Co дня отплытия из Либавы не было ничего предвещавшего что-нибудь хорошее, — ничего, кроме труда, неудобств, волнений… Никто не мог предугадать момент, когда флот будет атакован. Русские были уверены, что Японцы имели сведения о всех их передвижениях, тогда как сами они ничего не могли узнать о местонахождении своего противника. Слухи указывали, что он и тут, и там, и всюду; но положительных сведений получить было нельзя. Казалось, что он пропал с лица земли; но они отлично знали, что он должен вновь явиться.

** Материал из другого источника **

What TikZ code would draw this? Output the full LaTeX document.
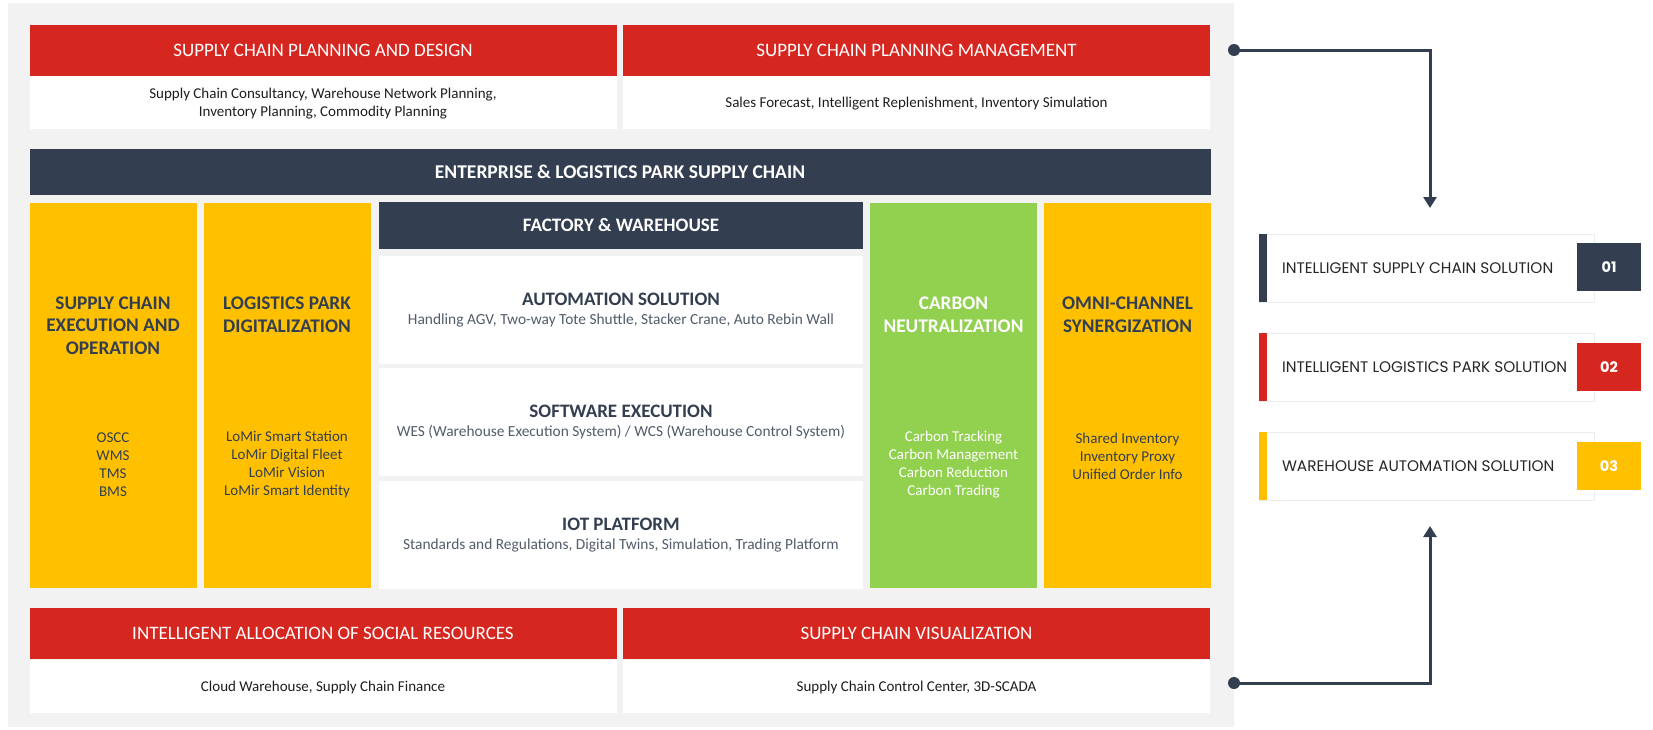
\documentclass[tikz,border=0pt]{standalone}
\usepackage{fontspec}
\setmainfont{Carlito}
\newfontfamily\tagfont{Poppins}
\usepackage{tikz}
\usetikzlibrary{shapes, arrows.meta, positioning}

\definecolor{scRed}{HTML}{D52620}
\definecolor{scDark}{HTML}{333F50}
\definecolor{scYellow}{HTML}{FFC000}
\definecolor{scGreen}{HTML}{92D050}
\definecolor{scGray}{HTML}{F2F2F2}
\definecolor{scText}{HTML}{1E1E1E}

\tikzstyle{box} = [rectangle, inner sep=0pt, outer sep=0pt, align=center]
\tikzstyle{head} = [box, fill=scRed, text=white, minimum width=587pt, minimum height=51pt, font=\fontsize{19}{22}\selectfont]
\tikzstyle{body} = [box, fill=white, text=scText, minimum width=587pt, minimum height=53pt, text depth=0pt, font=\fontsize{15}{18}\selectfont]
\tikzstyle{band} = [box, fill=scDark, text=white, font=\bfseries\fontsize{19.5}{22}\selectfont]
\tikzstyle{column} = [box, fill=scYellow, minimum width=167pt, minimum height=385pt]
\tikzstyle{coltitle} = [box, text=scDark, font=\bfseries\fontsize{19.3}{22.5}\selectfont]
\tikzstyle{colitems} = [box, text=scDark, font=\fontsize{15}{18}\selectfont]
\tikzstyle{layer} = [box, fill=white, minimum width=484pt, minimum height=108pt, text=scDark]
\tikzstyle{tag} = [box, fill=white, draw=black!7, line width=1pt, minimum width=335pt, minimum height=68pt]
\tikzstyle{tagtext} = [box, text=black!85, font=\tagfont\fontsize{15.3}{18}\selectfont]
\tikzstyle{num} = [box, text=white, minimum width=64pt, minimum height=48pt, font=\tagfont\bfseries\fontsize{14.5}{16}\selectfont]
\tikzstyle{link} = [draw=scDark, line width=3pt, -{Triangle[length=11pt, width=13pt]}]

\newcommand{\ltitle}[1]{{\bfseries\fontsize{19}{20}\selectfont #1}}
\newcommand{\lsub}[1]{{\color{scDark!85}\fontsize{15.4}{18}\selectfont #1}}

\begin{document}
\begin{tikzpicture}[x=1pt, y=-1pt]
  \useasboundingbox (0,0) rectangle (1653,729);
  \node[box, fill=scGray, minimum width=1226pt, minimum height=724pt] (panel) at (621,365) {};

  % planning
  \node[head] (plan) at (323,50.5) {SUPPLY CHAIN PLANNING AND DESIGN};
  \node[body] (plantxt) at (323,102) {Supply Chain Consultancy, Warehouse Network Planning,\\Inventory Planning, Commodity Planning};
  \node[head] (mgmt) at (916.5,50.5) {SUPPLY CHAIN PLANNING MANAGEMENT};
  \node[body] (mgmttxt) at (916.5,102) {Sales Forecast, Intelligent Replenishment, Inventory Simulation};

  % enterprise
  \node[band, minimum width=1181pt, minimum height=46pt] (ent) at (620,172) {ENTERPRISE \& LOGISTICS PARK SUPPLY CHAIN};

  % columns
  \node[column] (exec) at (113,395.5) {};
  \node[coltitle] (exect) at (113,325.5) {SUPPLY CHAIN\\EXECUTION AND\\OPERATION};
  \node[colitems] (execi) at (113,465) {OSCC\\WMS\\TMS\\BMS};

  \node[column] (park) at (287,395.5) {};
  \node[coltitle] (parkt) at (287,314.5) {LOGISTICS PARK\\DIGITALIZATION};
  \node[colitems] (parki) at (287,465) {LoMir Smart Station\\LoMir Digital Fleet\\LoMir Vision\\LoMir Smart Identity};

  \node[column, fill=scGreen] (carbon) at (953.5,395.5) {};
  \node[coltitle, text=white] (carbont) at (953.5,314.5) {CARBON\\NEUTRALIZATION};
  \node[colitems, text=white] (carboni) at (953.5,465) {Carbon Tracking\\Carbon Management\\Carbon Reduction\\Carbon Trading};

  \node[column] (omni) at (1127.5,395.5) {};
  \node[coltitle] (omnit) at (1127.5,314.5) {OMNI-CHANNEL\\SYNERGIZATION};
  \node[colitems] (omnii) at (1127.5,456) {Shared Inventory\\Inventory Proxy\\Unified Order Info};

  % factory
  \node[band, minimum width=484pt, minimum height=47pt, font=\bfseries\fontsize{19}{22}\selectfont] (fact) at (621,225.5) {FACTORY \& WAREHOUSE};
  \node[layer] (auto) at (621,310) {\ltitle{AUTOMATION SOLUTION}\\[6.5pt]\lsub{Handling AGV, Two-way Tote Shuttle, Stacker Crane, Auto Rebin Wall}};
  \node[layer] (soft) at (621,422) {\ltitle{SOFTWARE EXECUTION}\\[6.5pt]\lsub{WES (Warehouse Execution System) / WCS (Warehouse Control System)}};
  \node[layer] (iot) at (621,535) {\ltitle{IOT PLATFORM}\\[6.5pt]\lsub{Standards and Regulations, Digital Twins, Simulation, Trading Platform}};

  % resources
  \node[head] (alloc) at (323,633.5) {INTELLIGENT ALLOCATION OF SOCIAL RESOURCES};
  \node[body] (alloctxt) at (323,686) {Cloud Warehouse, Supply Chain Finance};
  \node[head] (vis) at (916.5,633.5) {SUPPLY CHAIN VISUALIZATION};
  \node[body] (vistxt) at (916.5,686) {Supply Chain Control Center, 3D-SCADA};

  % solutions
  \node[tag] (tag1) at (1426.5,268) {};
  \node[tag] (tag2) at (1426.5,367) {};
  \node[tag] (tag3) at (1426.5,466) {};
  \fill[scDark] (tag1.north west) rectangle ([xshift=8pt]tag1.south west);
  \fill[scRed] (tag2.north west) rectangle ([xshift=8pt]tag2.south west);
  \fill[scYellow] (tag3.north west) rectangle ([xshift=8pt]tag3.south west);
  \node[tagtext, anchor=west] (tag1txt) at (1282,268) {INTELLIGENT SUPPLY CHAIN SOLUTION};
  \node[tagtext, anchor=west] (tag2txt) at (1282,367) {INTELLIGENT LOGISTICS PARK SOLUTION};
  \node[tagtext, anchor=west] (tag3txt) at (1282,466) {WAREHOUSE AUTOMATION SOLUTION};
  \node[num, fill=scDark] (num1) at (1609,267) {01};
  \node[num, fill=scRed] (num2) at (1609,367) {02};
  \node[num, fill=scYellow] (num3) at (1609,466) {03};

  % links
  \coordinate (in1) at (1234,50);
  \coordinate (out1) at (1430,208);
  \coordinate (in2) at (1234,683);
  \coordinate (out2) at (1430,526);
  \draw[link] (in1) -| (out1);
  \draw[link] (in2) -| (out2);
  \fill[scDark] (in1) circle (6pt);
  \fill[scDark] (in2) circle (6pt);
\end{tikzpicture}
\end{document}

Вопрос был только —
При первом просвете дня русские головные корабли увидели сквозь туман неясные очертания одного японского вспомогательного крейсера. Он был на виду лишь несколько секунд, описав петлю в туманной дали, после чего он исчез; и все впечатление, которое осталось о нем, это были нервные удары беспроволочного телеграфа на непонятном для русских шифре. To было послание к адмиралу Того, извещавшее его, что ожидаемый им день наконец настал.

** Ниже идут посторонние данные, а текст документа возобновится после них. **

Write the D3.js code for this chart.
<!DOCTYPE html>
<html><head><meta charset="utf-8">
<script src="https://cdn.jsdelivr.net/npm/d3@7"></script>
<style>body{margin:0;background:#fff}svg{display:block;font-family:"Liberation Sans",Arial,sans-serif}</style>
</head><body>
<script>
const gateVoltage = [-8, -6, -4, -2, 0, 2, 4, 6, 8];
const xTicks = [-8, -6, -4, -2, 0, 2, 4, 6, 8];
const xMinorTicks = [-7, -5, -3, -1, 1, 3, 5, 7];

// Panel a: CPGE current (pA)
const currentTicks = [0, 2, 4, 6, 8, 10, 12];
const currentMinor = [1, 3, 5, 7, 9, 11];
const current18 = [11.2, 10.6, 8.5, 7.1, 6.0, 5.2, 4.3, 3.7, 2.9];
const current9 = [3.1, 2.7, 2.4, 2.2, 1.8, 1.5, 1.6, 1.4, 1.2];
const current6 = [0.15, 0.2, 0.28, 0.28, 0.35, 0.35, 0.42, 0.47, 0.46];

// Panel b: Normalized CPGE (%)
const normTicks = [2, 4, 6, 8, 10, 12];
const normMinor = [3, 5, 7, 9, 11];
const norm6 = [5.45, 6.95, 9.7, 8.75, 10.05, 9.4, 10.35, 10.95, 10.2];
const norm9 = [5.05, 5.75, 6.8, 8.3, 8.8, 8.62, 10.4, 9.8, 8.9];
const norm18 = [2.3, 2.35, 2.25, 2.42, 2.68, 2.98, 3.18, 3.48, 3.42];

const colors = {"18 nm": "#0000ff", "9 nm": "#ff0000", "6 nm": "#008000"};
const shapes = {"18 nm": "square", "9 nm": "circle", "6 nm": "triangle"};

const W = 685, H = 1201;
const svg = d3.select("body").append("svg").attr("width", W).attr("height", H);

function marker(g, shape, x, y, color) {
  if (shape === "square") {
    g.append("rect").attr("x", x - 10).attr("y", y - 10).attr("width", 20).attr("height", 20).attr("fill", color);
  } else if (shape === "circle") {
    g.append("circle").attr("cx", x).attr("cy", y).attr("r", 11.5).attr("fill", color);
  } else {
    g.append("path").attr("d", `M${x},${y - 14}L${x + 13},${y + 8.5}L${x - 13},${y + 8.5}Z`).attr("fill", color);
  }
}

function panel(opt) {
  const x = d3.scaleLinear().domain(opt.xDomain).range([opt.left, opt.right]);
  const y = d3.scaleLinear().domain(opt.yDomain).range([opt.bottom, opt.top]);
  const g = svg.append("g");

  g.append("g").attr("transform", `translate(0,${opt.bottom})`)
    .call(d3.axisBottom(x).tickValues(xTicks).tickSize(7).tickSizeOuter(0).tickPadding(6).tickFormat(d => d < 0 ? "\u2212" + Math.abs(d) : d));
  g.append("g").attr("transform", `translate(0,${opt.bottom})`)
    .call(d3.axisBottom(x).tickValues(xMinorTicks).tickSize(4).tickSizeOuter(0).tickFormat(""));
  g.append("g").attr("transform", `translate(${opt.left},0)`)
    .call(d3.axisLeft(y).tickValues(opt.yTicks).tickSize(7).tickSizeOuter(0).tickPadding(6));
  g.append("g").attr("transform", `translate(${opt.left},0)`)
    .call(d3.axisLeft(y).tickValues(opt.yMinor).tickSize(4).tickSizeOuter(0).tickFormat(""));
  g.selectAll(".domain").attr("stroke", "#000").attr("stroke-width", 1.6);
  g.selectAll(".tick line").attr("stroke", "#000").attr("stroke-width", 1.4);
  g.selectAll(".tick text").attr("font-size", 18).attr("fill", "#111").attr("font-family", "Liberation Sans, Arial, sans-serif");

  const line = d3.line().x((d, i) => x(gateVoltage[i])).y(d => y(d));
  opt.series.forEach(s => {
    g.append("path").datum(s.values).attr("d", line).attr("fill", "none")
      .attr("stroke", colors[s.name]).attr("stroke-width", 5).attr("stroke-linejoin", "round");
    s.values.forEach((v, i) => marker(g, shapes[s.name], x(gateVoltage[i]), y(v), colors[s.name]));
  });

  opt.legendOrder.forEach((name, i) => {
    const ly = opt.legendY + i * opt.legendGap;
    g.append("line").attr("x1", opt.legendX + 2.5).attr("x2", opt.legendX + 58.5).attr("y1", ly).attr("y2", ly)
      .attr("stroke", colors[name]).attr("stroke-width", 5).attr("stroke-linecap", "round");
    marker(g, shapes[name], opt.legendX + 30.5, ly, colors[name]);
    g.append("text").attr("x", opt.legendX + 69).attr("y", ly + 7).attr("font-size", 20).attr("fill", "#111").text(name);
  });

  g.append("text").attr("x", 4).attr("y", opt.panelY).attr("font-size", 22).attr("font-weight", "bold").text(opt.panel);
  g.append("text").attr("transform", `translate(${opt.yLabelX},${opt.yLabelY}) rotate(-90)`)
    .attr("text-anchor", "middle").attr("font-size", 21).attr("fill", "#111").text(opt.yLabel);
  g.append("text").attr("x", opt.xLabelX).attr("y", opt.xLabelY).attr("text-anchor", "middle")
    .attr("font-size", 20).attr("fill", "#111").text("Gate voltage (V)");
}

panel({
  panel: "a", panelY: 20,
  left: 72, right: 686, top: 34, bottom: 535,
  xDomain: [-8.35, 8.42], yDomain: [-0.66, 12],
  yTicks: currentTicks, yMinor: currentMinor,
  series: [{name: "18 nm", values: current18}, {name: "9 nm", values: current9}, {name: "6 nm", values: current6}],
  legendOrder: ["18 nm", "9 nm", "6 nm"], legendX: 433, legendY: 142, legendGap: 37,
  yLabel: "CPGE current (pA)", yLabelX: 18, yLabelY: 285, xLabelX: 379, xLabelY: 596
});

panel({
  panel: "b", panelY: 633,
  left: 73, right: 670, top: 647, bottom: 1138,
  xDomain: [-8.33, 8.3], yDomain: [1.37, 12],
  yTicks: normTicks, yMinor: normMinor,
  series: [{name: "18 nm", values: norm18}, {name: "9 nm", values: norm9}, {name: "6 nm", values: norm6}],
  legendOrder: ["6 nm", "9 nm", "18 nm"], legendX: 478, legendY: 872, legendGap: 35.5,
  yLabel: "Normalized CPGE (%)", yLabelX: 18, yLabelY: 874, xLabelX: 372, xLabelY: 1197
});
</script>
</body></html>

Русский флот имел одно судно с беспроволочным телеграфом, могущим работать на расстояние 600 миль. Почему оно не прервало это донесение и все последующие, остается загадкой[278]; и факт неисполнения этого должен служить доказательством неспособности русского адмирала пользоваться современными усовершенствованиями[279]. Без всяких препятствий со стороны Русских, японские разведчики донесли своему командующему не только о местонахождении противника, но и о курсе, которого он держался, о скорости и построении судов.
Следующее судно, которое увидели Русские, был — крейсер "Идзуми"; в течение двух часов он шел вместе с русской эскадрой справа от нее. Когда расстояние между ними достигло 8000 ярдов (около 7 в.), Рожественский приказал навести на него орудия задних башен всех судов. Немного погодя, с левой стороны показался отряд легких японских крейсеров и отряд старых судов, перешедших к Японии после войны ее с Китаем. На этот раз все орудия передних башен были направлены на противника, но, как и в 1-м случае, артиллеристы были разочарованы: приказа открыть огонь не последовало…[280]
Когда один из кораблей приблизился к эскадре на расстояние 6400 ярдов (ок. 5,5 в.), раздался выстрел с "Орла". Был ли произведен этот выстрел по ошибке механизма, последовал ли он, благодаря нервному состоянию кого-либо из наводчиков, или слишком велик был соблазн, — неизвестно. Несколько других судов, полагая, что это было следствие приказа адмирала, также открыли огонь. Но Рожественский немедленно дал эскадре сигнал: "огонь прекратить, снарядов даром не бросать"…
Когда японские разведчики впервые заметили русский флот, он шел в две колонны. Первый отряд (правую колонну) составляли 4 новых броненосца; флаг Рожественского развевался на "Суворове"; за ними шел отряд Фелькерзама с его флагом на "Ослябя", хотя сам Фелькерзам уже скончался за несколько дней перед этим. Левую колонну составлял отряд Небогатова с его флагом на "Николае" и отряд крейсеров с флагом Энквиста на "Олеге". Разведчики шли впереди по обеим сторонам, и вся армада подвигалась со скоростью не более 10 узлов. В течение утра был произведен один маневр. Скорость первого отряда была увеличена до 11 узлов, он был выдвинут вперед и поставлен во главе левой колонны. Нужно заметить, что для исполнения этой простой эволюции потребовалось около часа времени. После этого русский флот уменьшил скорость до девяти узлов (ок. 15 в.), и при этой скорости вел всю битву[281].
В полдень первому отряду был дан приказ к последовательному, один за другим повороту всего отряда вправо и когда последнее судно сделало этот поворот, был дан сигнал к последовательному повороту всей колонны влево; и тогда прежний строй опять был восстановлен. Затем, увеличивая скорость до 11 узлов, последнее судно этого отряда было выведено вперед головного судна левой колонны, и опять был дан ход в девять узлов. В таком построении и произошла встреча с противником.